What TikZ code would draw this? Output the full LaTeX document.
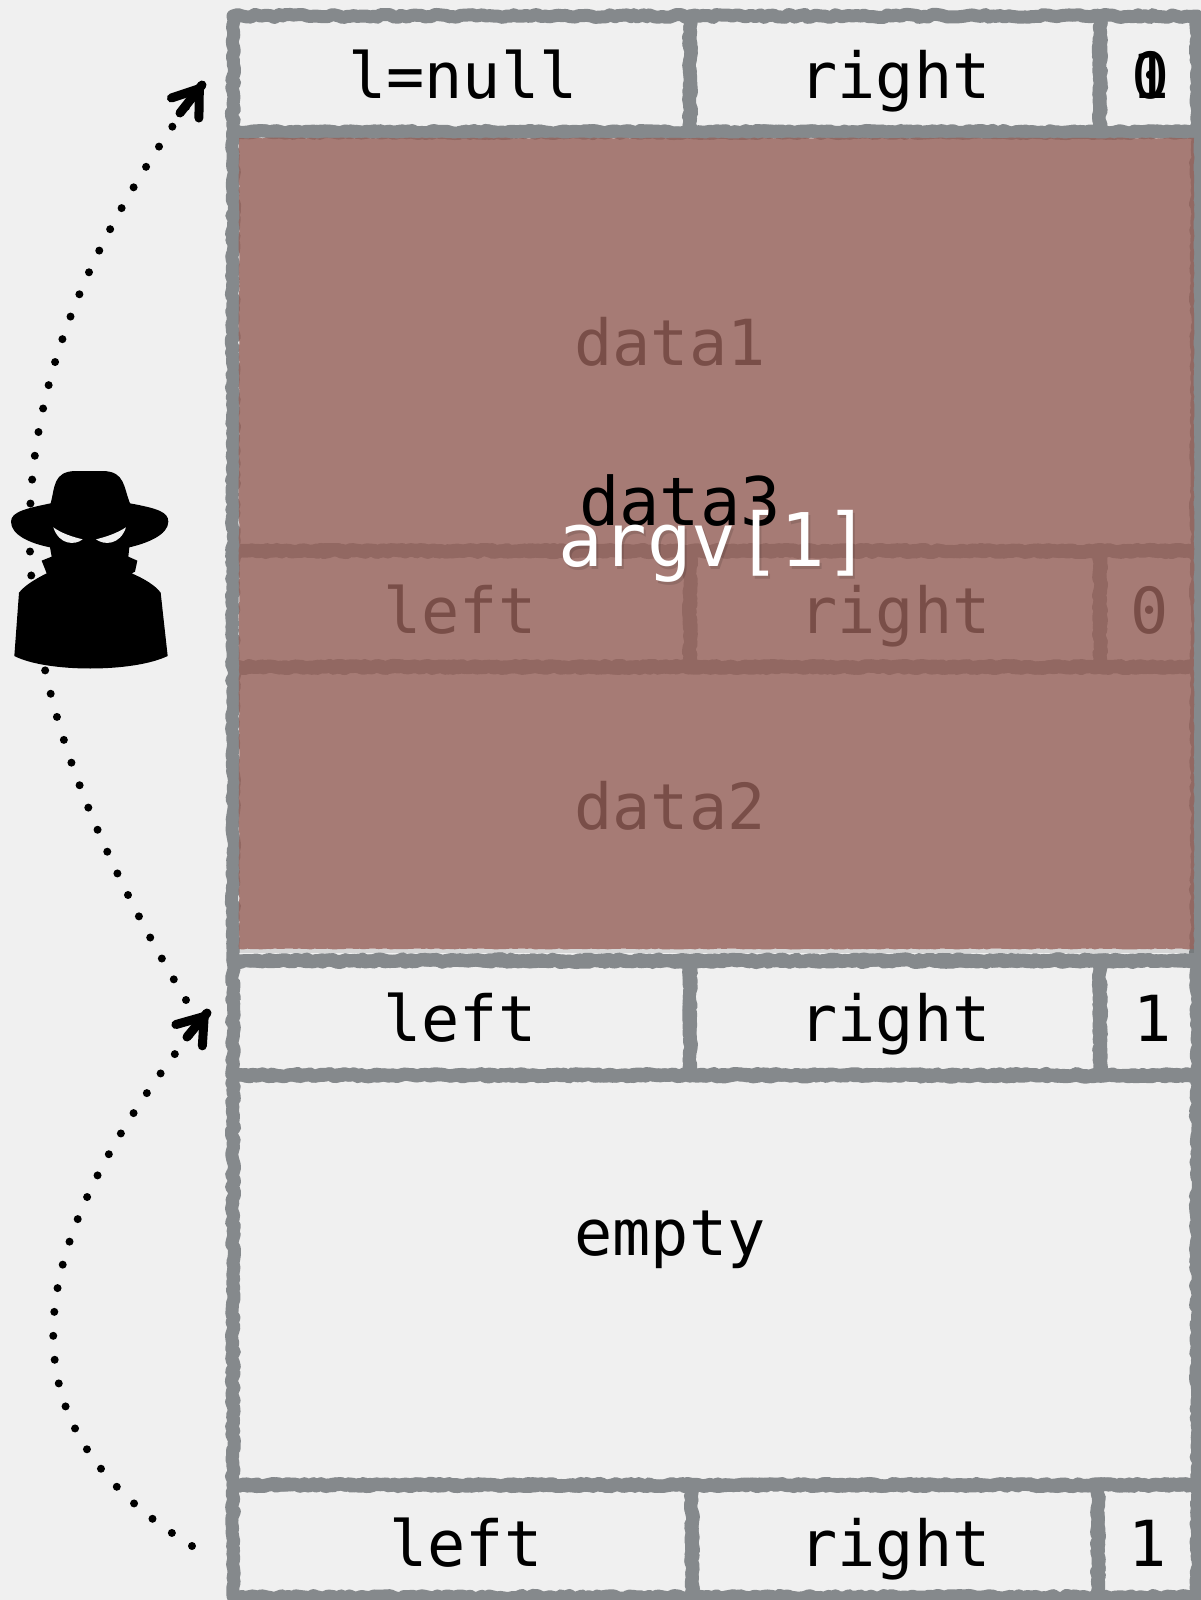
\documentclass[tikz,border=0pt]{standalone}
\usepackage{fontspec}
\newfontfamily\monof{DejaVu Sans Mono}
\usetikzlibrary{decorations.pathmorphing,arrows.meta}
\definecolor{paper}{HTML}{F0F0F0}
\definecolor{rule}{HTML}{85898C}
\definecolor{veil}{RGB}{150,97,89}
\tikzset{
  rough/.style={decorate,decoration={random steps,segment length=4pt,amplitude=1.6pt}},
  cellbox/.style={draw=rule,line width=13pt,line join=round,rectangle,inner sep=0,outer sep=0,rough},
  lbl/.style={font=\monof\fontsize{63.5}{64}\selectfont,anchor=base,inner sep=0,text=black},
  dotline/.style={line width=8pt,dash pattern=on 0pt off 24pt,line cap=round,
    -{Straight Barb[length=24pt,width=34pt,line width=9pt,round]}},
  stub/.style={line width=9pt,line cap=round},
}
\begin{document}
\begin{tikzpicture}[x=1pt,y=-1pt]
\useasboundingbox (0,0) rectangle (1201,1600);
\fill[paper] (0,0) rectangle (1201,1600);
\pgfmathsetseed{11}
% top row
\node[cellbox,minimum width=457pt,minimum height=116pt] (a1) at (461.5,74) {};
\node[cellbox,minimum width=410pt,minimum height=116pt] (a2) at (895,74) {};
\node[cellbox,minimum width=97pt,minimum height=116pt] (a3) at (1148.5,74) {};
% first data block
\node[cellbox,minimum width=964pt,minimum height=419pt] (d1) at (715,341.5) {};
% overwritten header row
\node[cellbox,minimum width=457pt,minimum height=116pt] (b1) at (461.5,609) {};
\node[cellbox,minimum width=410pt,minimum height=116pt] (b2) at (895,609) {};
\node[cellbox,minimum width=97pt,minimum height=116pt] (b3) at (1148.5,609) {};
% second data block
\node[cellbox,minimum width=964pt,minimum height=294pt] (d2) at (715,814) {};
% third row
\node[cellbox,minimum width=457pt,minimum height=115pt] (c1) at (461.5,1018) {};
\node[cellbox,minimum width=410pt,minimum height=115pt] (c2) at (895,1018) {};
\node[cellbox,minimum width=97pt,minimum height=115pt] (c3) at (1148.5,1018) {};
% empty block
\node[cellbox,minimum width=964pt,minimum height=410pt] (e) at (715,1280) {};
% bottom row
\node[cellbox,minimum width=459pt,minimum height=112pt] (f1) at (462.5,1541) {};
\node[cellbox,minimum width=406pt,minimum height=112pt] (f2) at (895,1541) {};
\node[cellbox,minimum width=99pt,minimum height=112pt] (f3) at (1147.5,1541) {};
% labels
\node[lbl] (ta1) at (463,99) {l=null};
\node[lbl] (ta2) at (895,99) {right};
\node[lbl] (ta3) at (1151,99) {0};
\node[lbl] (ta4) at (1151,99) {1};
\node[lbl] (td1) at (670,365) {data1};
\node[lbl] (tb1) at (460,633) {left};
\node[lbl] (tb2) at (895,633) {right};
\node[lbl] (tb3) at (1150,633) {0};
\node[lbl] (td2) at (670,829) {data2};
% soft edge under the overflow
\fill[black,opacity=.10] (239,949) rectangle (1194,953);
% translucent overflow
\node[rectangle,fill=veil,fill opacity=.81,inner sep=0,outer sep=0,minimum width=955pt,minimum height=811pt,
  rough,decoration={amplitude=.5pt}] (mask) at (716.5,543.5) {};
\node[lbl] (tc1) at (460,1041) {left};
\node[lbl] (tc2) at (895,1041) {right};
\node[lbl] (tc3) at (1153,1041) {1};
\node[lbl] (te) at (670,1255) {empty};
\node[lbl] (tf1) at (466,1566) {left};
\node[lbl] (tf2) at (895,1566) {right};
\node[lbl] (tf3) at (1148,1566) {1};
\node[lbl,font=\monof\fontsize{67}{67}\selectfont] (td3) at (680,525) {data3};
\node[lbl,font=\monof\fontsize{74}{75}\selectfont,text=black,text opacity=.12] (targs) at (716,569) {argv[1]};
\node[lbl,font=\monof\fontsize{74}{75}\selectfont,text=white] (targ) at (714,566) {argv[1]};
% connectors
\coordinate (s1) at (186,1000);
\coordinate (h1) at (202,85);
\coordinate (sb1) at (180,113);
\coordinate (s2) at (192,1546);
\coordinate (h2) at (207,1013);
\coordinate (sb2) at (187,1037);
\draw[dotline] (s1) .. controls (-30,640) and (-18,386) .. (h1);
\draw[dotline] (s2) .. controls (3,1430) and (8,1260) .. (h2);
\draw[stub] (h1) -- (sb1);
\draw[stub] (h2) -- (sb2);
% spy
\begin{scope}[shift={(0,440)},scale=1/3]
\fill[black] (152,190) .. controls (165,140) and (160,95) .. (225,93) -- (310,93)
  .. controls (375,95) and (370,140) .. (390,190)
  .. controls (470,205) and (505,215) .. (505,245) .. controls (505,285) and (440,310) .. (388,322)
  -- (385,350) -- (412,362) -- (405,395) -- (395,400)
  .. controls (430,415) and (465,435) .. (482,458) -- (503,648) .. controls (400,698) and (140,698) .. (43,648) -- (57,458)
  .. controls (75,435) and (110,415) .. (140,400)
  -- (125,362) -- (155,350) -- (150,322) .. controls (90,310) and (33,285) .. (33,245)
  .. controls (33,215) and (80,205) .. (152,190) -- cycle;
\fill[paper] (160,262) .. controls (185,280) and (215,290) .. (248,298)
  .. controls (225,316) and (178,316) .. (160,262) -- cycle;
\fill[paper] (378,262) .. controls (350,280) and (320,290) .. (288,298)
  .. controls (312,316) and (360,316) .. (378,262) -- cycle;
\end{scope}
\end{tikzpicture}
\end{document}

• _WHAT IS BEING ASKED_
Copy out all the data exactly; skip the pictures.

• _THE REPLY_
What TikZ code would draw this? Output the full LaTeX document.
\documentclass[tikz,border=0pt]{standalone}
\usepackage{fontspec}
\newfontfamily\monof{DejaVu Sans Mono}
\usetikzlibrary{decorations.pathmorphing,arrows.meta}
\definecolor{paper}{HTML}{F0F0F0}
\definecolor{rule}{HTML}{85898C}
\definecolor{veil}{RGB}{150,97,89}
\tikzset{
  rough/.style={decorate,decoration={random steps,segment length=4pt,amplitude=1.6pt}},
  cellbox/.style={draw=rule,line width=13pt,line join=round,rectangle,inner sep=0,outer sep=0,rough},
  lbl/.style={font=\monof\fontsize{63.5}{64}\selectfont,anchor=base,inner sep=0,text=black},
  dotline/.style={line width=8pt,dash pattern=on 0pt off 24pt,line cap=round,
    -{Straight Barb[length=24pt,width=34pt,line width=9pt,round]}},
  stub/.style={line width=9pt,line cap=round},
}
\begin{document}
\begin{tikzpicture}[x=1pt,y=-1pt]
\useasboundingbox (0,0) rectangle (1201,1600);
\fill[paper] (0,0) rectangle (1201,1600);
\pgfmathsetseed{11}
% top row
\node[cellbox,minimum width=457pt,minimum height=116pt] (a1) at (461.5,74) {};
\node[cellbox,minimum width=410pt,minimum height=116pt] (a2) at (895,74) {};
\node[cellbox,minimum width=97pt,minimum height=116pt] (a3) at (1148.5,74) {};
% first data block
\node[cellbox,minimum width=964pt,minimum height=419pt] (d1) at (715,341.5) {};
% overwritten header row
\node[cellbox,minimum width=457pt,minimum height=116pt] (b1) at (461.5,609) {};
\node[cellbox,minimum width=410pt,minimum height=116pt] (b2) at (895,609) {};
\node[cellbox,minimum width=97pt,minimum height=116pt] (b3) at (1148.5,609) {};
% second data block
\node[cellbox,minimum width=964pt,minimum height=294pt] (d2) at (715,814) {};
% third row
\node[cellbox,minimum width=457pt,minimum height=115pt] (c1) at (461.5,1018) {};
\node[cellbox,minimum width=410pt,minimum height=115pt] (c2) at (895,1018) {};
\node[cellbox,minimum width=97pt,minimum height=115pt] (c3) at (1148.5,1018) {};
% empty block
\node[cellbox,minimum width=964pt,minimum height=410pt] (e) at (715,1280) {};
% bottom row
\node[cellbox,minimum width=459pt,minimum height=112pt] (f1) at (462.5,1541) {};
\node[cellbox,minimum width=406pt,minimum height=112pt] (f2) at (895,1541) {};
\node[cellbox,minimum width=99pt,minimum height=112pt] (f3) at (1147.5,1541) {};
% labels
\node[lbl] (ta1) at (463,99) {l=null};
\node[lbl] (ta2) at (895,99) {right};
\node[lbl] (ta3) at (1151,99) {0};
\node[lbl] (ta4) at (1151,99) {1};
\node[lbl] (td1) at (670,365) {data1};
\node[lbl] (tb1) at (460,633) {left};
\node[lbl] (tb2) at (895,633) {right};
\node[lbl] (tb3) at (1150,633) {0};
\node[lbl] (td2) at (670,829) {data2};
% soft edge under the overflow
\fill[black,opacity=.10] (239,949) rectangle (1194,953);
% translucent overflow
\node[rectangle,fill=veil,fill opacity=.81,inner sep=0,outer sep=0,minimum width=955pt,minimum height=811pt,
  rough,decoration={amplitude=.5pt}] (mask) at (716.5,543.5) {};
\node[lbl] (tc1) at (460,1041) {left};
\node[lbl] (tc2) at (895,1041) {right};
\node[lbl] (tc3) at (1153,1041) {1};
\node[lbl] (te) at (670,1255) {empty};
\node[lbl] (tf1) at (466,1566) {left};
\node[lbl] (tf2) at (895,1566) {right};
\node[lbl] (tf3) at (1148,1566) {1};
\node[lbl,font=\monof\fontsize{67}{67}\selectfont] (td3) at (680,525) {data3};
\node[lbl,font=\monof\fontsize{74}{75}\selectfont,text=black,text opacity=.12] (targs) at (716,569) {argv[1]};
\node[lbl,font=\monof\fontsize{74}{75}\selectfont,text=white] (targ) at (714,566) {argv[1]};
% connectors
\coordinate (s1) at (186,1000);
\coordinate (h1) at (202,85);
\coordinate (sb1) at (180,113);
\coordinate (s2) at (192,1546);
\coordinate (h2) at (207,1013);
\coordinate (sb2) at (187,1037);
\draw[dotline] (s1) .. controls (-30,640) and (-18,386) .. (h1);
\draw[dotline] (s2) .. controls (3,1430) and (8,1260) .. (h2);
\draw[stub] (h1) -- (sb1);
\draw[stub] (h2) -- (sb2);
% spy
\begin{scope}[shift={(0,440)},scale=1/3]
\fill[black] (152,190) .. controls (165,140) and (160,95) .. (225,93) -- (310,93)
  .. controls (375,95) and (370,140) .. (390,190)
  .. controls (470,205) and (505,215) .. (505,245) .. controls (505,285) and (440,310) .. (388,322)
  -- (385,350) -- (412,362) -- (405,395) -- (395,400)
  .. controls (430,415) and (465,435) .. (482,458) -- (503,648) .. controls (400,698) and (140,698) .. (43,648) -- (57,458)
  .. controls (75,435) and (110,415) .. (140,400)
  -- (125,362) -- (155,350) -- (150,322) .. controls (90,310) and (33,285) .. (33,245)
  .. controls (33,215) and (80,205) .. (152,190) -- cycle;
\fill[paper] (160,262) .. controls (185,280) and (215,290) .. (248,298)
  .. controls (225,316) and (178,316) .. (160,262) -- cycle;
\fill[paper] (378,262) .. controls (350,280) and (320,290) .. (288,298)
  .. controls (312,316) and (360,316) .. (378,262) -- cycle;
\end{scope}
\end{tikzpicture}
\end{document}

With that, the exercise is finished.